At Quality 16 and Rave
Twentieth Century Fox


That being said, the recent public-school drama “Won’t Back Down” by Daniel Barnz (“Beastly”) is a picture-perfect representation of how not to make a movie you want people to care about. It’s obvious that the people who made the film cared about needed reform in America’s public education system, but by making this film, it seems they’re doing everything in their power to marginalize the complexity of the problem.

The film tries desperately to be a crowd pleaser by invoking well-known themes such as “little guy” (in this case two women with special-needs children) vs. the evil system and honesty vs. corruption. But it does nothing to make those tried-and-true motifs resonate with any sense of reality.
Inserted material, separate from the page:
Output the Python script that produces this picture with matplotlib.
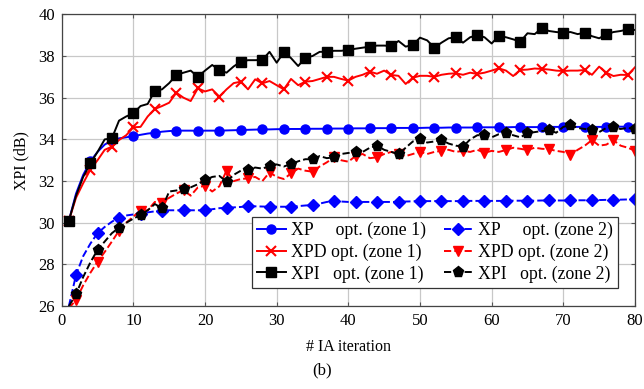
import matplotlib
matplotlib.use("Agg")
import matplotlib.pyplot as plt

plt.rcParams['font.family'] = ['Liberation Serif', 'DejaVu Serif']
plt.rcParams['mathtext.fontset'] = 'stix'

# IA iterations
iters = list(range(1, 81))

# zone 1 optimisation
xp_z1 = [30.1, 31.4, 32.3, 32.95, 33.4, 33.75, 33.95, 34.05, 34.1, 34.16,
         34.22, 34.28, 34.32, 34.37, 34.4, 34.42, 34.42, 34.42, 34.41, 34.42,
         34.42, 34.42, 34.43, 34.44, 34.45, 34.46, 34.47, 34.48, 34.48, 34.49,
         34.49, 34.5, 34.5, 34.5, 34.51, 34.51, 34.51, 34.52, 34.52, 34.52,
         34.53, 34.53, 34.53, 34.54, 34.54, 34.54, 34.55, 34.55, 34.55, 34.55,
         34.56, 34.56, 34.56, 34.57, 34.57, 34.57, 34.57, 34.58, 34.58, 34.58,
         34.58, 34.58, 34.59, 34.59, 34.59, 34.59, 34.59, 34.6, 34.6, 34.6,
         34.6, 34.6, 34.6, 34.6, 34.6, 34.6, 34.61, 34.61, 34.61, 34.61]
xpd_z1 = [30.1, 31.2, 31.9, 32.55, 33.0, 33.5, 33.65, 33.97, 34.2, 34.58,
          34.6, 35.1, 35.46, 35.6, 35.76, 36.24, 36.0, 35.84, 36.45, 36.3,
          36.4, 36.05, 36.4, 36.7, 36.77, 36.4, 36.88, 36.69, 36.8, 36.6,
          36.4, 36.9, 36.6, 36.77, 36.8, 36.9, 37.0, 37.0, 36.9, 36.82,
          37.0, 37.1, 37.25, 37.15, 37.3, 37.09, 37.05, 36.66, 36.96, 37.05,
          37.05, 37.0, 37.1, 37.15, 37.17, 37.1, 37.2, 37.14, 37.2, 37.3,
          37.41, 37.3, 37.04, 37.33, 37.35, 37.4, 37.38, 37.35, 37.3, 37.28,
          37.3, 37.3, 37.33, 37.1, 37.49, 37.2, 37.04, 37.1, 37.09, 37.46]
xpi_z1 = [30.1, 31.3, 32.2, 32.85, 33.4, 34.0, 34.05, 34.9, 35.1, 35.25,
          35.6, 35.7, 36.34, 36.4, 36.7, 37.09, 37.2, 37.3, 37.0, 37.3,
          37.57, 37.33, 37.2, 37.5, 37.73, 37.8, 37.8, 37.81, 38.2, 37.68,
          38.18, 37.9, 37.52, 37.92, 38.0, 38.2, 38.2, 38.25, 38.25, 38.29,
          38.35, 38.4, 38.45, 38.5, 38.5, 38.48, 38.72, 38.45, 38.53, 38.88,
          38.75, 38.4, 38.64, 38.85, 38.9, 38.64, 38.9, 39.0, 38.9, 38.6,
          38.97, 38.9, 38.8, 38.69, 39.09, 39.05, 39.33, 39.2, 39.15, 39.12,
          39.15, 39.05, 39.12, 38.95, 38.85, 39.04, 39.15, 39.2, 39.28, 39.25]

# zone 2 optimisation
xp_z2 = [26.0, 27.5, 28.4, 29.0, 29.5, 29.8, 30.05, 30.25, 30.35, 30.4,
         30.42, 30.5, 30.55, 30.58, 30.6, 30.6, 30.6, 30.6, 30.6, 30.6,
         30.65, 30.7, 30.72, 30.74, 30.76, 30.8, 30.79, 30.78, 30.77, 30.77,
         30.77, 30.77, 30.8, 30.83, 30.85, 30.92, 31.0, 31.04, 31.02, 31.0,
         31.0, 31.0, 31.0, 31.0, 31.0, 31.0, 31.0, 31.02, 31.03, 31.04,
         31.04, 31.04, 31.04, 31.04, 31.04, 31.04, 31.05, 31.05, 31.05, 31.05,
         31.05, 31.05, 31.06, 31.06, 31.06, 31.06, 31.07, 31.07, 31.07, 31.07,
         31.07, 31.08, 31.08, 31.09, 31.09, 31.1, 31.1, 31.11, 31.12, 31.13]
xpd_z2 = [25.9, 26.3, 27.0, 27.6, 28.13, 28.6, 29.1, 29.62, 30.0, 30.3,
          30.58, 30.6, 31.0, 30.96, 31.2, 31.4, 31.57, 31.3, 31.7, 31.78,
          31.5, 31.75, 32.5, 32.0, 32.1, 32.13, 32.2, 32.0, 32.42, 32.2,
          32.1, 32.37, 32.6, 32.5, 32.45, 32.7, 32.9, 33.14, 33.0, 32.93,
          33.2, 33.3, 33.1, 33.14, 33.3, 33.4, 33.3, 33.2, 33.3, 33.41,
          33.3, 33.4, 33.45, 33.5, 33.4, 33.45, 33.4, 33.5, 33.36, 33.45,
          33.4, 33.49, 33.6, 33.55, 33.49, 33.6, 33.55, 33.53, 33.45, 33.4,
          33.25, 33.5, 33.7, 33.97, 33.7, 33.75, 33.96, 33.7, 33.6, 33.46]
xpi_z2 = [26.0, 26.57, 27.4, 28.1, 28.7, 29.1, 29.5, 29.77, 30.0, 30.2,
          30.37, 30.6, 30.9, 30.7, 31.5, 31.55, 31.62, 31.7, 31.85, 32.05,
          32.2, 32.25, 31.97, 32.3, 32.5, 32.55, 32.65, 32.6, 32.72, 32.8,
          32.7, 32.82, 32.95, 33.05, 33.05, 33.2, 33.1, 33.14, 33.3, 33.35,
          33.38, 33.4, 33.6, 33.7, 33.5, 33.4, 33.29, 33.6, 33.9, 34.0,
          33.85, 33.9, 33.97, 33.8, 33.7, 33.65, 34.0, 34.2, 34.21, 34.1,
          34.25, 34.29, 34.2, 34.1, 34.29, 34.35, 34.4, 34.45, 34.32, 34.6,
          34.69, 34.55, 34.5, 34.45, 34.35, 34.55, 34.58, 34.5, 34.55, 34.5]

fig = plt.figure(figsize=(6.44, 3.89), dpi=100)
ax = fig.add_axes([0.0958, 0.2129, 0.8902, 0.7503])

m1 = 3          # zone 1 marks at 1, 4, 7, ...
m2 = (1, 3)     # zone 2 marks at 2, 5, 8, ...
lw = 1.4

ax.plot(iters, xp_z1, '-', color='blue', lw=lw, marker='o', ms=6.5, markevery=m1,
        label='XP     opt. (zone 1)')
ax.plot(iters, xpd_z1, '-', color='red', lw=lw, marker='x', ms=6.5, mew=1.5, markevery=m1,
        label='XPD opt. (zone 1)')
ax.plot(iters, xpi_z1, '-', color='black', lw=lw, marker='s', ms=6.8, markevery=m1,
        label='XPI   opt. (zone 1)')
ax.plot(iters, xp_z2, '--', color='blue', lw=lw, marker='D', ms=6, markevery=m2,
        label='XP     opt. (zone 2)')
ax.plot(iters, xpd_z2, '--', color='red', lw=lw, marker='v', ms=6.8, markevery=m2,
        label='XPD opt. (zone 2)')
ax.plot(iters, xpi_z2, '--', color='black', lw=lw, marker='p', ms=8, markevery=m2,
        label='XPI   opt. (zone 2)')

ax.set_xlim(0, 80)
ax.set_ylim(26, 40)
ax.set_xticks(range(0, 81, 10))
ax.set_yticks(range(26, 41, 2))
ax.grid(True, color='#c8c8c8', lw=0.9)
ax.set_axisbelow(True)
ax.tick_params(direction='in', length=3, labelsize=12, top=True, right=True,
               color='#555555', pad=5)
for s in ax.spines.values():
    s.set_color('#444444')
    s.set_linewidth(0.9)

ax.set_xlabel('# IA iteration', fontsize=11.5, labelpad=7)
ax.set_ylabel('XPI (dB)', fontsize=11.5, labelpad=6)

leg = ax.legend(ncol=2, loc='lower right', bbox_to_anchor=(0.97, 0.062),
                fontsize=12.8, frameon=True, fancybox=False, edgecolor='#333333',
                framealpha=1, handlelength=1.6, handletextpad=0.3,
                columnspacing=1.0, labelspacing=0.25, borderpad=0.3,
                borderaxespad=0)
leg.get_frame().set_linewidth(0.9)

fig.text(0.5, 0.048, '(b)', ha='center', va='center', fontsize=12)

fig.savefig('out.png', dpi=100)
Because it’s not believable, no one makes any meaningful connections with the real problems at hand.

The movie picks up with a look into the life of single mother Jamie Fitzpatrick (Maggie Gyllenhaal, “The Dark Knight”) as she struggles to support her severely dyslexic daughter. It’s an unfortunately realistic situation for many Americans today, but as the movie progresses, it’s painfully clear the filmmakers aren’t willing to explore it. Fitzpatrick, like any other parent, wants her daughter to be happy in life and have a fair chance at a good education. In her noble quest for the perfect schooling system, Fitzpatrick is joined by Nona Alberts (Viola Davis, “The Help”), a teacher who seems to have lost all faith in her craft and who also struggles to raise a special-needs child.

But as it so happens, the evil teachers’ union and its league of hopelessly incompetent, yet somehow tenured teachers plague every classroom and are willing to do anything within their power to make sure there’s absolutely no progress. On paper, this looks a tad extreme but when you look past all the formulaic laughs and mechanically constructed tear-jerk moments, this really is the idiotic point the movie is trying to make.

The worst part is watching proven actors like Gyllenhaal and Davis waste their time. But come on, girls, a script so totally defined by its own cut-and-dried nature should have been a red flag. In the same vein, the random and sloppily executed climax should have been a heads up that the people involved with this project have no idea how to create and follow through with the conflicts they set up.

The end result is a bunch of performances that reek of forced sincerity and never really try to address the unendingly complex topics they’re supposed to be tackling. Instead of being an insightful story, the film ends up looking like a bunch of uninformed people trying to pick a fight.